Работаю час, два, уже светает, а станок, как часы.

Трудно передать, что я тогда чувствовал. Но не оттого я полноту счастья узнал, что приспособление мое испытание выдержало. Другое меня поразило. Скорость. Значит, может станок на высоких оборотах работать, и такой режим может быть постоянным. Понимаете, как меня всего перевернуло от этой мысли! Думаете, я от своей гордости был взволнован? Нет. Я волновался оттого, что ведь так мы уже работали во время войны, но я не отдал себе после отчета, не продумал всего того нового, что во время войны в технике родилось.

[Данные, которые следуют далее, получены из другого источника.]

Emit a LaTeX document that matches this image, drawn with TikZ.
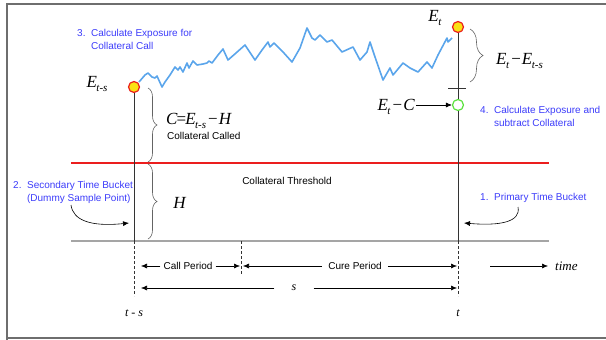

В Сибирн мы тогда как работали! Темпы, скорости — все тогда решало, и мыслили мы скоростями. Я тогда тысячником был, свыше тысячи процентов нормы выполнял. И вдруг, когда пришло радостное время нашей победы, вернулся я в свой родной Киев и все как будто это забыл. Вот какие мысли меня тогда волновали.

Написал я в партийный комитет заявление, что беру обязательство: теперь в каждый послевоенный год выполнять пятилетнюю норму. II вызвал на соревнование киевских токарей.

Понимал я всю ответственность этого вызова. Дело было не только в том, выполню я, Семияский, свое слово или нет. Дело было серьезное. Должен был я, как большевик, раскрыть на своем примере все общественное значение скоростного метода. Ведь нельзя было его ограничивать только одной нашей профессией — токарей, нужно было у людей вкус к высоким темпам вызвать, увлечь их.

Как вам уже говорил, изучил я предварительно все технологические данные, детали, которые мне придется обрабатывать, разработал режимы, одновременно станок себе приглядывал, обдумывал. Остановил я свой выбор на револьверном станке.